Items from a dataset:
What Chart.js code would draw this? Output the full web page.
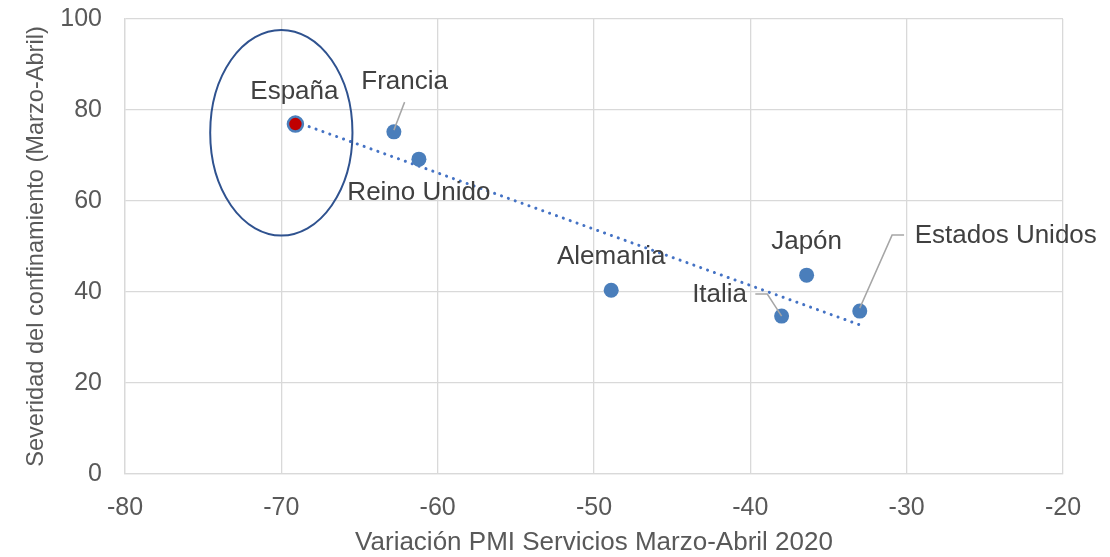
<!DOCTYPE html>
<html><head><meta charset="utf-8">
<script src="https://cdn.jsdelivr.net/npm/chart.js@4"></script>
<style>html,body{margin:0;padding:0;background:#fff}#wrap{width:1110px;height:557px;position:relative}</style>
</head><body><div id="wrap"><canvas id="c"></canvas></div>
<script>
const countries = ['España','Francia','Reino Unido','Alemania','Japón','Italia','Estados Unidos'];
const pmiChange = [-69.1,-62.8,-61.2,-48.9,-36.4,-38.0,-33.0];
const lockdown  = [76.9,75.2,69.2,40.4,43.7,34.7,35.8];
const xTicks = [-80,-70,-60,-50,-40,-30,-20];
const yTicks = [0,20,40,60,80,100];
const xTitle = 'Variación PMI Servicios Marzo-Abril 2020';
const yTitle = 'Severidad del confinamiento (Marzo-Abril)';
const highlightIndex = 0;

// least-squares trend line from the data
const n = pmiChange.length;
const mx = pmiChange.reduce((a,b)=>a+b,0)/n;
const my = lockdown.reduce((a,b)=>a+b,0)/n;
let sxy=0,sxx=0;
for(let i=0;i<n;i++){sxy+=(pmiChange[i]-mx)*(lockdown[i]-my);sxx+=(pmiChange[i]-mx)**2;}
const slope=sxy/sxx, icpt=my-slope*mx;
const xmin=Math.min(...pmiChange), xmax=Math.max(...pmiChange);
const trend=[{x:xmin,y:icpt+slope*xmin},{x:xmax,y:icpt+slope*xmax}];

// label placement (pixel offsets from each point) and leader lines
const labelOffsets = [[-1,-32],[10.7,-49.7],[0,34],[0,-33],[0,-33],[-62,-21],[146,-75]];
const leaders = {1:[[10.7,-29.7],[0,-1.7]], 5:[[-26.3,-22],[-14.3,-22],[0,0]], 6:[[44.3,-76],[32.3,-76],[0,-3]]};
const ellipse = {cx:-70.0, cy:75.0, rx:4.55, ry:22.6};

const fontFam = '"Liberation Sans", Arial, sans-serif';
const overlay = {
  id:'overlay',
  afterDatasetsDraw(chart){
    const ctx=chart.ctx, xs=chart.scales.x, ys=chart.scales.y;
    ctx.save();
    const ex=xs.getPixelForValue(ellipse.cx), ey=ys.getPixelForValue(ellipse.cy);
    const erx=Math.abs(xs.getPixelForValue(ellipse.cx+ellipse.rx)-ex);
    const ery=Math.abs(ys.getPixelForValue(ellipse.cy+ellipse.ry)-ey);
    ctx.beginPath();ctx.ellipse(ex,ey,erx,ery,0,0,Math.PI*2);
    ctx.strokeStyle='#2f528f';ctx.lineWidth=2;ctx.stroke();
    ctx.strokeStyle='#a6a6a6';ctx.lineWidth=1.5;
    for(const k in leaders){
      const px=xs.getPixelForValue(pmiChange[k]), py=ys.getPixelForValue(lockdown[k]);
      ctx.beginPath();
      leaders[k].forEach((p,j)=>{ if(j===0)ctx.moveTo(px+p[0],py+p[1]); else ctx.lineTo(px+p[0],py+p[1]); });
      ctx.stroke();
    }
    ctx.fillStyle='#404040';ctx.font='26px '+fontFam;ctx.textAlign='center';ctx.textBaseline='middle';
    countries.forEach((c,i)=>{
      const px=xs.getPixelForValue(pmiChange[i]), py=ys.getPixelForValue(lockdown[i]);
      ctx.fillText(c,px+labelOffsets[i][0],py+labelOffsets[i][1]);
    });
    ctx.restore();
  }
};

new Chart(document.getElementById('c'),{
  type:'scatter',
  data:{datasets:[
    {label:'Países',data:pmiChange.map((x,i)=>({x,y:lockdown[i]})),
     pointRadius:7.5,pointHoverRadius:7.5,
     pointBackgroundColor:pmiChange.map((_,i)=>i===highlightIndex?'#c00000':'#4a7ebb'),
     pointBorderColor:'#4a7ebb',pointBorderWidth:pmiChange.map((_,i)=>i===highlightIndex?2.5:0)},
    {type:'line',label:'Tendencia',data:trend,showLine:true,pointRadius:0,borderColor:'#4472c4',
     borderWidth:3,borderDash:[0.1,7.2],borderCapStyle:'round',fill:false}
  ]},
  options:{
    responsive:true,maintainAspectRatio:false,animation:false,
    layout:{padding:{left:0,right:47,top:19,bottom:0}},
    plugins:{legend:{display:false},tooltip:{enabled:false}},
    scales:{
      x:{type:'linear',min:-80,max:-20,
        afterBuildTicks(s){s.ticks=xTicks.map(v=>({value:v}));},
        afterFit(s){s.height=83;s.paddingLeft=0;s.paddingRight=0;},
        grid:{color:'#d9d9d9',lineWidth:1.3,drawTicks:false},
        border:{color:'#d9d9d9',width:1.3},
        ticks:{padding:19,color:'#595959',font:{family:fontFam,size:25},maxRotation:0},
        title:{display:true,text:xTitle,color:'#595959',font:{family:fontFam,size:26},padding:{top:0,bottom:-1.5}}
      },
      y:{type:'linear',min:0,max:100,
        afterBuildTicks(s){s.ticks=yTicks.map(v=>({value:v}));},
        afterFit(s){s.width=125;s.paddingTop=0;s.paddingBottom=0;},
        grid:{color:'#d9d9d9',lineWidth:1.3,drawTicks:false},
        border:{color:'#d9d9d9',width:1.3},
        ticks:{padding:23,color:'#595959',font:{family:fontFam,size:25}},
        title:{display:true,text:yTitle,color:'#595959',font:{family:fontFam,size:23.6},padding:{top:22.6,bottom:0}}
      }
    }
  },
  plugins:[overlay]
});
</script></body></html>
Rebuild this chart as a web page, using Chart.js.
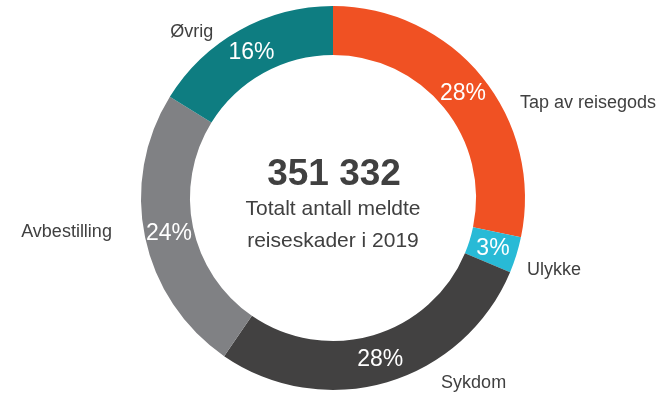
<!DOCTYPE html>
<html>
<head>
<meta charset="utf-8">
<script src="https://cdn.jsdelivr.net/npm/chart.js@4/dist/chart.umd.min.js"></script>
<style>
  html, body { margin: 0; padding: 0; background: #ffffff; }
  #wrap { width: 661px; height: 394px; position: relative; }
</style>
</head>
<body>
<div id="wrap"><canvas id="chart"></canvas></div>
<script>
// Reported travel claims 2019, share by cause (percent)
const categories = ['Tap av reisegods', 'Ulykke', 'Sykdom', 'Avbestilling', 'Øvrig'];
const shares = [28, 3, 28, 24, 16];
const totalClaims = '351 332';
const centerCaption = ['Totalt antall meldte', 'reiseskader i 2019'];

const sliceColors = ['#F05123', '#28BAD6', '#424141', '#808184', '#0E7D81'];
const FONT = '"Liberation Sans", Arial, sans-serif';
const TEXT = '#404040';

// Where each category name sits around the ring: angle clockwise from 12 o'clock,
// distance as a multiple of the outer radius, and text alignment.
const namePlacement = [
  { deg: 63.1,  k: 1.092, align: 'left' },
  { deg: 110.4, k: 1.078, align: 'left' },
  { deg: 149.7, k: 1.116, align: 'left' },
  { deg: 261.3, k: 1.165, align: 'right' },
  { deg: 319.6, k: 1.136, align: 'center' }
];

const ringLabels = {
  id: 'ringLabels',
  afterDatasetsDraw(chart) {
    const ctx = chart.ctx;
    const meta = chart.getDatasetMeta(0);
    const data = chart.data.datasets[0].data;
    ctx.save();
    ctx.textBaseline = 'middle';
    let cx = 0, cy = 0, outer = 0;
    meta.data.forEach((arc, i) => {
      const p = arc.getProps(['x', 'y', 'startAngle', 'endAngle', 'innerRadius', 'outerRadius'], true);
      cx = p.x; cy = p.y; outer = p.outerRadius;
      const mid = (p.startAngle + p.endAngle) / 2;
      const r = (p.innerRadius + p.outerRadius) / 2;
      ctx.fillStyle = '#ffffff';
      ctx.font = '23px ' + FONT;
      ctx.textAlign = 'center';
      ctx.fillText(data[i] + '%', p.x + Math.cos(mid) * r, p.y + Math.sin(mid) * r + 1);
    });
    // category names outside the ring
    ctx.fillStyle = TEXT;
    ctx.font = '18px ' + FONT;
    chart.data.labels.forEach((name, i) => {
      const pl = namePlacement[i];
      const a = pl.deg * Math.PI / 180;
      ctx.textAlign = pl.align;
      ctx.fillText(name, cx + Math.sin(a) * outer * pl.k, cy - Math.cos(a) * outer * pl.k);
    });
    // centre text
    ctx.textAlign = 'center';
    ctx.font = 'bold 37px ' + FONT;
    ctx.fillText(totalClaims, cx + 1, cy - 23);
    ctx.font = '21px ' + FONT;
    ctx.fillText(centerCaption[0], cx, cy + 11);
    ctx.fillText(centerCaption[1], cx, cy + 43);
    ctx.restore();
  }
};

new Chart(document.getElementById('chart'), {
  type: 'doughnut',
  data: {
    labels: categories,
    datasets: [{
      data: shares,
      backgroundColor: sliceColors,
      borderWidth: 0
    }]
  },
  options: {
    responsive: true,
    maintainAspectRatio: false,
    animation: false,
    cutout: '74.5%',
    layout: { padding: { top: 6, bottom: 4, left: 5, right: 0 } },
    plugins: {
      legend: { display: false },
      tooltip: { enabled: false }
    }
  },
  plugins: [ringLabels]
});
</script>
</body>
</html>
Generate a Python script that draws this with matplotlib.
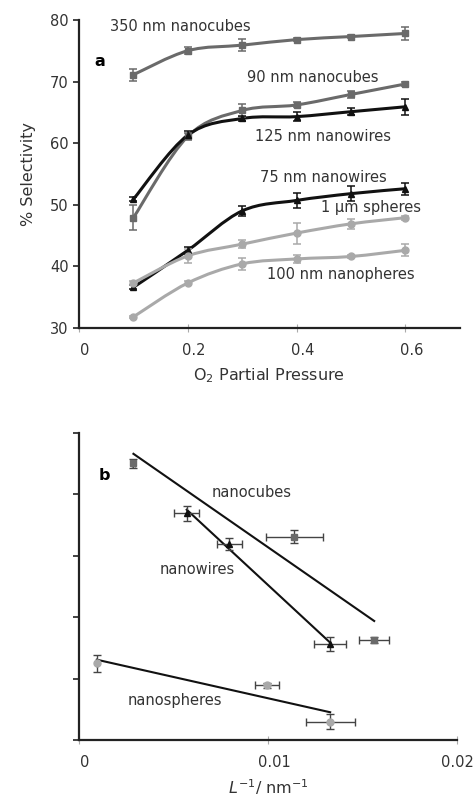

**PROMPT**
Go to the line containing "Rebuild this chart" and copy exactly from there through the line containing "const TEXT = '#404040';", both included, and nothing more. Pictures are excluded.

**COMPLETE RESPONSE**
Rebuild this chart as a web page, using Chart.js.
<!DOCTYPE html>
<html>
<head>
<meta charset="utf-8">
<script src="https://cdn.jsdelivr.net/npm/chart.js@4/dist/chart.umd.min.js"></script>
<style>
  html, body { margin: 0; padding: 0; background: #ffffff; }
  #wrap { width: 661px; height: 394px; position: relative; }
</style>
</head>
<body>
<div id="wrap"><canvas id="chart"></canvas></div>
<script>
// Reported travel claims 2019, share by cause (percent)
const categories = ['Tap av reisegods', 'Ulykke', 'Sykdom', 'Avbestilling', 'Øvrig'];
const shares = [28, 3, 28, 24, 16];
const totalClaims = '351 332';
const centerCaption = ['Totalt antall meldte', 'reiseskader i 2019'];

const sliceColors = ['#F05123', '#28BAD6', '#424141', '#808184', '#0E7D81'];
const FONT = '"Liberation Sans", Arial, sans-serif';
const TEXT = '#404040';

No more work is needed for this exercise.